Para o ano de 2023, o Ministério da Fazenda – por meio dos Demonstrativos de Gastos Tributários (isenções, anistias, presunções creditícias, reduções de alíquotas, deduções, abatimentos e diferimentos de obrigações de natureza tributária realizadas com o objetivo de promover o desenvolvimento econômico ou social, não realizadas no orçamento, mas, sim, por intermédio do sistema tributário) – prevê uma despesa tributária de aproximadamente R$ 299 milhões, ou seja, o órgão pretende deixar de arrecadar essa cifra para destiná-la aos projetos aprovados nesta Lei.

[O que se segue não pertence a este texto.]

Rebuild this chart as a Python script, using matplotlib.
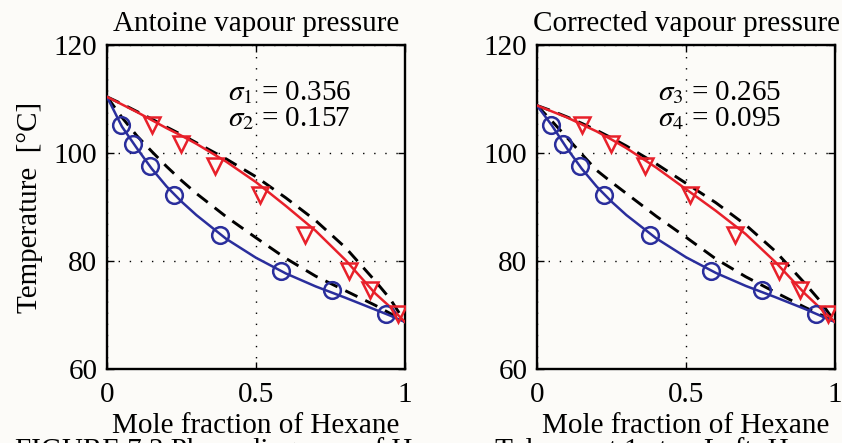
import matplotlib.pyplot as plt

plt.rcParams["font.family"] = ["Liberation Serif", "DejaVu Serif"]
plt.rcParams["mathtext.fontset"] = "stix"

# experimental points (same in both panels)
x_liq = [0.046, 0.088, 0.143, 0.225, 0.379, 0.584, 0.754, 0.936]
y_vap = [0.152, 0.249, 0.364, 0.512, 0.666, 0.811, 0.884, 0.978]
T_exp = [105.2, 101.6, 97.6, 92.2, 84.9, 78.2, 74.7, 70.1]

# model curves
xc = [0, 0.05, 0.1, 0.15, 0.2, 0.25, 0.3, 0.4, 0.5, 0.6, 0.7, 0.8, 0.9, 0.95, 1.0]

# left: Antoine vapour pressure
bub_left = [110.4, 104.9, 100.9, 97.1, 93.8, 91.0, 88.5, 84.1, 80.6, 77.7, 75.3, 73.2, 71.0, 69.9, 68.7]
dew_left = [110.4, 109.0, 107.6, 106.1, 104.6, 103.2, 101.7, 98.4, 94.6, 90.2, 85.6, 80.2, 74.0, 71.5, 68.7]
bub_ideal_left = [110.4, 106.6, 103.2, 100.3, 97.5, 94.9, 92.5, 88.2, 84.3, 80.5, 77.2, 74.5, 71.8, 70.3, 68.7]
dew_ideal_left = [110.4, 109.1, 107.7, 106.3, 104.8, 103.4, 101.9, 98.9, 95.6, 91.7, 87.5, 82.5, 76.3, 73.0, 68.7]

# right: corrected vapour pressure
bub_right = [108.8, 105.1, 100.9, 97.1, 93.8, 91.0, 88.5, 84.2, 80.7, 77.8, 75.4, 73.3, 71.1, 69.9, 68.7]
dew_right = [108.8, 107.7, 106.6, 105.3, 104.0, 102.5, 100.9, 97.3, 93.3, 89.3, 85.0, 79.8, 73.9, 71.3, 68.7]
bub_ideal_right = [108.8, 105.9, 102.9, 99.8, 96.8, 94.6, 92.5, 88.3, 84.4, 80.4, 77.1, 74.2, 71.4, 70.1, 68.7]
dew_ideal_right = [108.8, 107.8, 106.7, 105.5, 104.2, 102.8, 101.3, 98.0, 94.4, 90.8, 86.7, 81.8, 75.8, 72.6, 68.7]

titles = ["Antoine vapour pressure", "Corrected vapour pressure"]
sigma_text = ["$\\sigma_1$ = 0.356\n$\\sigma_2$ = 0.157",
              "$\\sigma_3$ = 0.265\n$\\sigma_4$ = 0.095"]

blue = "#2a2e9c"
red = "#e8202a"
bg = "#fcfbf8"

fig = plt.figure(figsize=(8.42, 4.43), dpi=100, facecolor=bg)
ax1 = fig.add_axes([0.1271, 0.167, 0.3539, 0.7314])
ax2 = fig.add_axes([0.6378, 0.167, 0.3539, 0.7314])

curves = [(bub_left, dew_left, bub_ideal_left, dew_ideal_left),
          (bub_right, dew_right, bub_ideal_right, dew_ideal_right)]

for i, ax in enumerate([ax1, ax2]):
    bub, dew, bub_i, dew_i = curves[i]
    ax.set_facecolor(bg)
    ax.plot(xc, bub_i, color="black", lw=2.1, dashes=(4.6, 3.0), zorder=2)
    ax.plot(xc, dew_i, color="black", lw=2.1, dashes=(4.6, 3.0), zorder=2)
    ax.plot(xc, bub, color=blue, lw=1.8, zorder=3)
    ax.plot(xc, dew, color=red, lw=1.8, zorder=3)
    ax.plot(x_liq, T_exp, "o", ms=12, mfc="none", mec=blue, mew=1.8, zorder=4)
    ax.plot(y_vap, T_exp, "v", ms=12, mfc="none", mec=red, mew=1.8, zorder=4)
    ax.set_xlim(0, 1)
    ax.set_ylim(60, 120)
    ax.set_xticks([0, 0.5, 1])
    ax.set_xticklabels(["0", "0.5", "1"])
    ax.set_yticks([60, 80, 100, 120])
    ax.grid(True, color="black", linestyle=(0, (1, 7)), lw=1)
    ax.tick_params(direction="in", length=5, width=1, top=True, right=True,
                   labelsize=21)
    ax.tick_params(axis="x", pad=9)
    ax.tick_params(axis="y", pad=7)
    for s in ax.spines.values():
        s.set_linewidth(1.7)
    ax.set_title(titles[i], fontsize=21, pad=10)
    ax.set_xlabel("Mole fraction of Hexane", fontsize=21, labelpad=4)
    ax.text(0.405, 108.8, sigma_text[i], fontsize=21, va="center",
            linespacing=0.95)

ax1.set_ylabel("Temperature  [°C]", fontsize=21, labelpad=8)

# caption of the source figure, mostly cut off at the bottom edge
fig.text(0.018, -0.033, "FIGURE 7.3 Phase diagrams of Hexane–Toluene at 1 atm. Left: Hexane–Cyclohexane",
         fontsize=21, va="baseline")

fig.savefig("out.png", dpi=100, facecolor=bg)
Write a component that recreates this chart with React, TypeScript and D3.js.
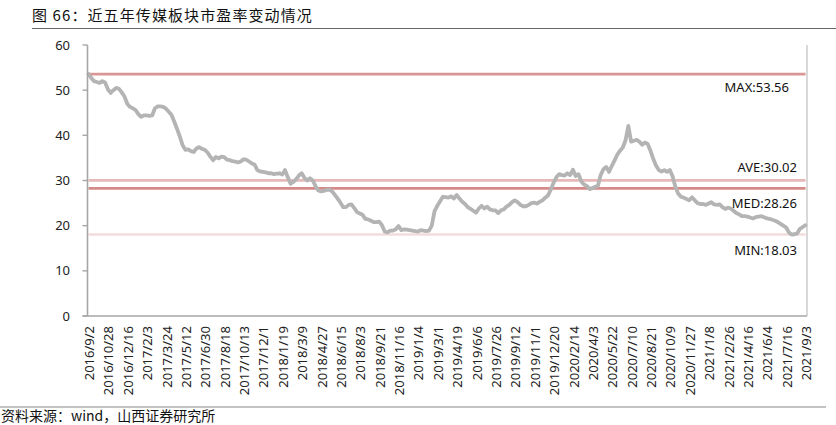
import React from "react";
import * as d3 from "d3";

const titleText = "图 66：近五年传媒板块市盈率变动情况";
const sourceText = "资料来源：wind，山西证券研究所";

const tickLabels = [
  "2016/9/2", "2016/10/28", "2016/12/16", "2017/2/3", "2017/3/24", "2017/5/12",
  "2017/6/30", "2017/8/18", "2017/10/13", "2017/12/1", "2018/1/19", "2018/3/9",
  "2018/4/27", "2018/6/15", "2018/8/3", "2018/9/21", "2018/11/16", "2019/1/4",
  "2019/3/1", "2019/4/19", "2019/6/6", "2019/7/26", "2019/9/12", "2019/11/1",
  "2019/12/20", "2020/2/14", "2020/4/3", "2020/5/22", "2020/7/10", "2020/8/21",
  "2020/10/9", "2020/11/27", "2021/1/8", "2021/2/26", "2021/4/16", "2021/6/4",
  "2021/7/16", "2021/9/3",
];
const LABEL_STEP = 7;

// weekly PE (TTM) of the media sector
const peValues = [
  53.56, 52.7, 52.0, 51.8, 51.6, 52.0, 51.7, 50.2, 49.4, 50.0,
  50.5, 50.3, 49.5, 48.6, 47.0, 46.3, 46.0, 45.6, 44.7, 44.1,
  44.4, 44.4, 44.3, 44.4, 46.0, 46.4, 46.4, 46.3, 45.9, 45.2,
  44.5, 43.0, 41.4, 39.7, 37.8, 36.8, 36.9, 36.5, 36.3, 37.1,
  37.4, 37.0, 36.8, 36.2, 35.3, 34.5, 35.2, 34.9, 35.3, 35.2,
  34.6, 34.5, 34.3, 34.2, 34.0, 34.2, 34.7, 34.6, 34.2, 33.8,
  33.5, 32.3, 32.0, 31.9, 31.8, 31.6, 31.6, 31.4, 31.5, 31.6,
  31.3, 32.3, 30.7, 29.3, 29.7, 30.3, 31.1, 31.6, 30.6, 30.0,
  30.5, 30.0, 28.8, 27.8, 27.6, 27.7, 27.9, 28.0, 27.6, 26.8,
  26.0, 25.1, 24.1, 24.1, 24.6, 24.7, 23.9, 23.0, 22.7, 22.4,
  21.5, 21.4, 21.1, 20.8, 20.8, 20.9, 20.1, 18.7, 18.5, 18.9,
  18.9, 19.2, 19.9, 19.0, 19.2, 19.1, 19.0, 18.9, 18.8, 18.7,
  19.0, 18.9, 18.8, 18.9, 20.0, 23.2, 24.4, 25.4, 26.4, 26.3,
  26.2, 26.5, 26.0, 26.8, 26.0, 25.3, 24.8, 24.1, 23.7, 23.3,
  22.9, 23.8, 24.4, 23.8, 24.2, 23.6, 23.4, 23.4, 22.8, 23.4,
  23.6, 24.2, 24.6, 25.2, 25.6, 25.2, 24.6, 24.3, 24.3, 24.6,
  25.0, 25.1, 24.9, 25.3, 25.6, 26.2, 26.7, 28.0, 29.5, 30.7,
  31.4, 31.2, 31.1, 31.6, 31.2, 32.4, 31.0, 31.4, 29.8, 29.1,
  28.8, 28.1, 28.3, 28.6, 28.8, 31.2, 32.5, 33.0, 31.9, 33.2,
  34.4, 35.7, 36.6, 37.3, 38.9, 42.1, 38.6, 38.8, 39.0, 38.6,
  37.9, 38.4, 38.1, 36.6, 34.8, 33.3, 32.3, 32.0, 32.3, 31.9,
  32.3, 30.9, 28.6, 27.1, 26.4, 26.2, 25.9, 25.6, 26.3, 25.6,
  25.0, 24.8, 24.8, 24.6, 24.9, 25.2, 24.7, 24.6, 24.7, 24.1,
  23.7, 24.0, 23.8, 23.3, 22.8, 22.5, 22.1, 22.1, 22.0, 21.8,
  21.6, 21.9, 22.0, 22.1, 21.9, 21.6, 21.5, 21.3, 21.1, 20.8,
  20.4, 20.0, 19.6, 18.5, 18.03, 18.1, 18.3, 19.3, 19.7, 20.1,
];

const refNames = ["MAX", "AVE", "MED", "MIN"];
const refValues = [53.56, 30.02, 28.26, 18.03];
const refColors = ["#d99694", "#e6b9b8", "#d48a88", "#f2dcdb"];
const yTicks = [0, 10, 20, 30, 40, 50, 60];

export default function App() {
  const left = 87.5;
  const right = 807;
  const top = 45;
  const bottom = 316;
  const x = d3
    .scaleLinear()
    .domain([0, peValues.length - 1])
    .range([88.5, 805.5]);
  const y = d3.scaleLinear().domain([0, 60]).range([bottom, top]);
  const line = d3
    .line<number>()
    .x((_, i) => x(i))
    .y((d) => y(d));

  const numFont = "'Noto Sans', 'DejaVu Sans', sans-serif";
  const cjkFont = "'Noto Sans CJK SC', 'Noto Sans', sans-serif";

  const labelPos = [
    { xr: 789, dy: 17.5 },
    { xr: 797, dy: -8.7 },
    { xr: 797, dy: 20 },
    { xr: 797, dy: 20.5 },
  ];

  return (
    <div style={{ position: "absolute", left: 0, top: 0 }}>
      <svg width={836} height={425} style={{ display: "block", background: "#fff" }}>
        <text x={32} y={21} fontFamily={cjkFont} fontSize={15} letterSpacing={1.1} fill="#111">
          {titleText}
        </text>
        <line x1={32} x2={836} y1={28.5} y2={28.5} stroke="#666" strokeWidth={1.2} />

        {refValues.map((v, i) => (
          <line
            key={"r" + i}
            x1={x(0)}
            x2={x(peValues.length - 1)}
            y1={y(v)}
            y2={y(v)}
            stroke={refColors[i]}
            strokeWidth={2.6}
          />
        ))}

        <path
          d={line(peValues) || ""}
          fill="none"
          stroke="#b4b4b4"
          strokeWidth={3.8}
          strokeLinejoin="round"
          strokeLinecap="round"
        />

        {refValues.map((v, i) => (
          <text
            key={"l" + i}
            x={labelPos[i].xr}
            y={y(v) + labelPos[i].dy}
            textAnchor="end"
            fontFamily={numFont}
            fontSize={13}
            fill="#111"
          >
            {refNames[i] + ":" + v.toFixed(2)}
          </text>
        ))}

        <line x1={left} x2={left} y1={top} y2={bottom} stroke="#a6a6a6" strokeWidth={1.6} />
        <line x1={right} x2={right} y1={top} y2={bottom} stroke="#bfbfbf" strokeWidth={1.2} />
        <line x1={left - 5} x2={right} y1={bottom} y2={bottom} stroke="#a6a6a6" strokeWidth={1.6} />
        {yTicks.map((t) => (
          <g key={"t" + t}>
            <line x1={left - 5} x2={left} y1={y(t)} y2={y(t)} stroke="#a6a6a6" strokeWidth={1.4} />
            <text
              x={70}
              y={y(t)}
              dy="0.35em"
              textAnchor="end"
              fontFamily={numFont}
              fontSize={13}
              fill="#222"
            >
              {t}
            </text>
          </g>
        ))}
        {tickLabels.map((lab, k) => {
          const px = x(k * LABEL_STEP) + 1;
          return (
            <text
              key={"x" + k}
              transform={`translate(${px},326) rotate(-90)`}
              dy="0.35em"
              textAnchor="end"
              fontFamily={numFont}
              fontSize={13}
              fill="#222"
            >
              {lab}
            </text>
          );
        })}

        <line x1={0} x2={826} y1={407} y2={407} stroke="#888" strokeWidth={1.2} />
        <text x={1} y={421} fontFamily={cjkFont} fontSize={14} fill="#111">
          {sourceText}
        </text>
      </svg>
    </div>
  );
}
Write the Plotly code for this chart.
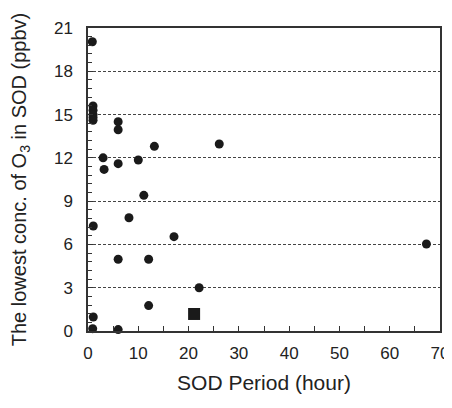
import plotly.graph_objects as go

sod_hours = [0.86, 1.0, 1.0, 1.0, 1.0, 1.0, 6.0, 6.0, 3.0, 3.2, 6.0, 10.0, 13.2, 26.1,
             11.1, 8.15, 1.05, 17.1, 6.0, 12.06, 22.1, 12.06, 1.05, 0.93, 6.0, 67.3]
lowest_o3 = [20.05, 15.6, 15.3, 15.0, 14.8, 14.6, 14.5, 13.95, 12.0, 11.2, 11.6, 11.85, 12.8, 12.96,
             9.4, 7.85, 7.28, 6.54, 4.97, 4.97, 3.0, 1.76, 0.97, 0.16, 0.1, 6.03]
square_x = [21.1]
square_y = [1.18]
y_ticks = [0, 3, 6, 9, 12, 15, 18, 21]
x_ticks = [0, 10, 20, 30, 40, 50, 60, 70]

fig = go.Figure()
fig.add_trace(go.Scatter(x=sod_hours, y=lowest_o3, mode="markers",
                         marker=dict(symbol="circle", size=9, color="#1a1a1a"),
                         showlegend=False, cliponaxis=False))
fig.add_trace(go.Scatter(x=square_x, y=square_y, mode="markers",
                         marker=dict(symbol="square", size=12, color="#1a1a1a"),
                         showlegend=False))

font = dict(family="Liberation Sans, Arial, sans-serif", size=17, color="#222")
fig.update_layout(
    width=444, height=392,
    margin=dict(l=80, r=12, t=20, b=69, autoexpand=False),
    paper_bgcolor="white", plot_bgcolor="white",
    font=font,
    xaxis=dict(range=[0, 70], tickvals=x_ticks, ticks="inside", ticklen=5,
               tickcolor="#333", showgrid=False, zeroline=False, automargin=False,
               showline=True, linecolor="#333", linewidth=1.5, mirror=True,
               minor=dict(dtick=5, ticks="inside", ticklen=5, tickcolor="#333"),
               title=dict(text="SOD Period (hour)", font=dict(size=21), standoff=13),
               ticklabelstandoff=6, ticklabeloverflow="allow"),
    yaxis=dict(range=[0, 21], tickvals=y_ticks, ticks="inside", ticklen=5,
               tickcolor="#333", showgrid=True, gridcolor="#444", griddash="3px,2px",
               gridwidth=1, zeroline=False, automargin=False,
               showline=True, linecolor="#333", linewidth=1.5, mirror=True,
               minor=dict(dtick=0.6, ticks="inside", ticklen=4, tickcolor="#333"),
               title=dict(text="The lowest conc. of O<sub>3</sub> in SOD (ppbv)",
                          font=dict(size=20), standoff=23),
               ticklabelstandoff=10, ticklabeloverflow="allow"),
)
fig.write_html("out.html")
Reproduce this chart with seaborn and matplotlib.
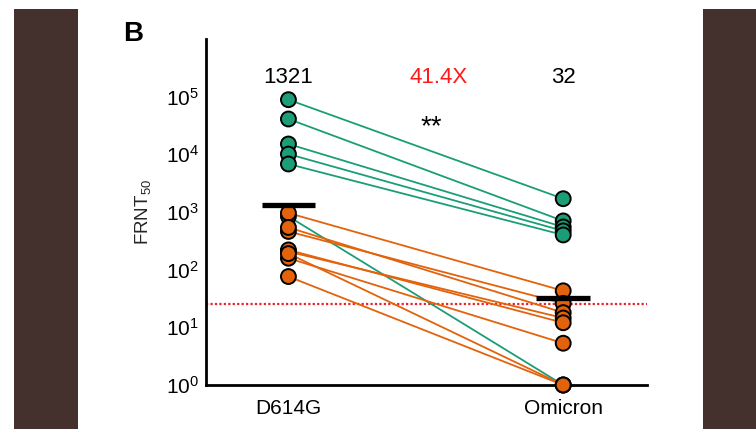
import matplotlib
matplotlib.use("Agg")
import matplotlib.pyplot as plt
from matplotlib.patches import Rectangle
import numpy as np
import pandas as pd
import seaborn as sns

# Paired FRNT50 titres per subject (D614G -> Omicron)
variants = ["D614G", "Omicron"]
group_a_d614g = [88700, 41000, 15100, 10100, 6800, 840]
group_a_omicron = [1700, 700, 550, 470, 400, 1]
group_b_d614g = [960, 460, 540, 206, 220, 158, 190, 76]
group_b_omicron = [43, 26, 18, 14.5, 12, 5.3, 1, 1]
group_mean = [1321, 32]
mean_labels = ["1321", "32"]
fold_label = "41.4X"
sig_label = "**"
detection_limit = 25
ytick_exps = [0, 1, 2, 3, 4, 5]

green = "#1b9e77"
orange = "#e3620c"

rows = []
sid = 0
for grp, d, o in (("A", group_a_d614g, group_a_omicron),
                  ("B", group_b_d614g, group_b_omicron)):
    for a, b in zip(d, o):
        rows.append(dict(subject=sid, group=grp, variant=variants[0], pos=0, value=a))
        rows.append(dict(subject=sid, group=grp, variant=variants[1], pos=1, value=b))
        sid += 1
df = pd.DataFrame(rows)

sns.set_theme(style="white")
plt.rcParams["font.family"] = ["Liberation Sans", "DejaVu Sans"]
plt.rcParams["mathtext.fontset"] = "custom"
plt.rcParams["mathtext.rm"] = "Liberation Sans"
plt.rcParams["mathtext.it"] = "Liberation Sans:italic"
plt.rcParams["mathtext.bf"] = "Liberation Sans:bold"

W, H = 756, 429
fig = plt.figure(figsize=(W / 100, H / 100), dpi=100)
fig.patch.set_facecolor("white")

# dark side panels
for x0, x1 in ((14, 78), (703, 756)):
    fig.add_artist(Rectangle((x0 / W, 0), (x1 - x0) / W, (H - 9) / H,
                             transform=fig.transFigure, color="#44312e", lw=0, zorder=0))

ax = fig.add_axes([206 / W, 1 - 385 / H, (647 - 206) / W, (385 - 39) / H])
ax.set_facecolor("white")

palette = {"A": green, "B": orange}
sns.lineplot(data=df, x="pos", y="value", units="subject", estimator=None,
             hue="group", palette=palette, lw=1.3, legend=False, ax=ax, zorder=2)
sns.scatterplot(data=df, x="pos", y="value", hue="group", palette=palette,
                s=115, edgecolor="black", linewidth=1.4, legend=False, ax=ax,
                zorder=3, clip_on=False)

ax.set_yscale("log")
ax.set_ylim(1, 1e6)
ax.set_xlim(-0.3, 1.305)

# mean bars
ax.hlines(group_mean, [p - 0.098 for p in (0, 1)], [p + 0.098 for p in (0, 1)],
          color="black", lw=3.8, zorder=4)
# detection limit
ax.axhline(detection_limit, color="#e8212a", lw=1.6, ls=(0, (1, 1)), zorder=1)

ax.set_yticks([10.0 ** e for e in ytick_exps])
ax.set_yticklabels([r"$\mathregular{10^{%d}}$" % e for e in ytick_exps])
ax.yaxis.set_minor_locator(matplotlib.ticker.NullLocator())
ax.set_xticks([0, 1])
ax.set_xticklabels(variants)
ax.tick_params(axis="both", direction="in", length=5, width=1.6, colors="black",
               labelsize=15, pad=5)
ax.tick_params(axis="x", pad=10)
ax.set_xlabel("")
ax.set_ylabel(r"FRNT$_{50}$", fontsize=13.5, labelpad=9)

for s in ("top", "right"):
    ax.spines[s].set_visible(False)
for s in ("left", "bottom"):
    ax.spines[s].set_color("black")
    ax.spines[s].set_linewidth(2)

ytext = 10 ** ((385 - 78) / 57.6)
ax.text(0, ytext, mean_labels[0], ha="center", va="center", fontsize=16, color="black")
ax.text(1, ytext, mean_labels[1], ha="center", va="center", fontsize=16, color="black")
ax.text(0.545, ytext, fold_label, ha="center", va="center", fontsize=16, color="#ff1a1a")
ax.text(0.52, 10 ** ((385 - 128) / 57.6), sig_label, ha="center", va="center",
        fontsize=20, color="black")

fig.text(123 / W, 1 - 34 / H, "B", ha="left", va="center", fontsize=20,
         fontweight="bold", color="black")

fig.savefig("out.png", dpi=100, facecolor="white")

Cenário da reciclagem no Brasil
A reciclagem – processamento de materiais (que já esgotaram sua vida útil) por meio da transformação física ou química no intuito de gerar novos produtos e bens de consumo – tem sido instrumento de inclusão produtiva e geração de renda para muitos brasileiros. Um levantamento feito em 2021 pela Associação Nacional de Catadores e Catadoras de Materiais Recicláveis (ANCAT) aponta que 375 organizações de catadores obtiveram juntas o total de R$ 159 milhões de faturamento com a venda de materiais para reciclagem. Em média, cada organização faturou R$ 424 mil por ano. A renda média mensal por catador é de R$ 1.098,00 só com a venda desses materiais.
O Decreto 5.940/2006 institui a separação dos resíduos recicláveis pelos órgãos públicos, na fonte geradora, e a sua destinação às organizações de catadores de materiais recicláveis. Porém, ainda é baixa a incidência dos contratos ou termos de parcerias dos órgãos públicos com essas organizações. Das 452 organizações entrevistadas pela ANCAT, somente 178 alegaram ter algum vínculo contratual nos âmbitos Estadual e Federal. Por mais que existam diversas pessoas e organizações trabalhando na coleta e reciclagem de produtos descartados, somente 4% dos resíduos sólidos que poderiam ser reciclados são enviados para esse processo.
Mapeamento conduzido pela Associação Brasileira de Empresas de Limpeza Pública e Resíduos Especiais (Abrelpe) em 2019 mostrou que os bens recicláveis que vão para lixões acarretam uma perda de R$ 14 bilhões ao ano, que poderiam gerar receita e renda para as organizações e pessoas que trabalham com essa atividade.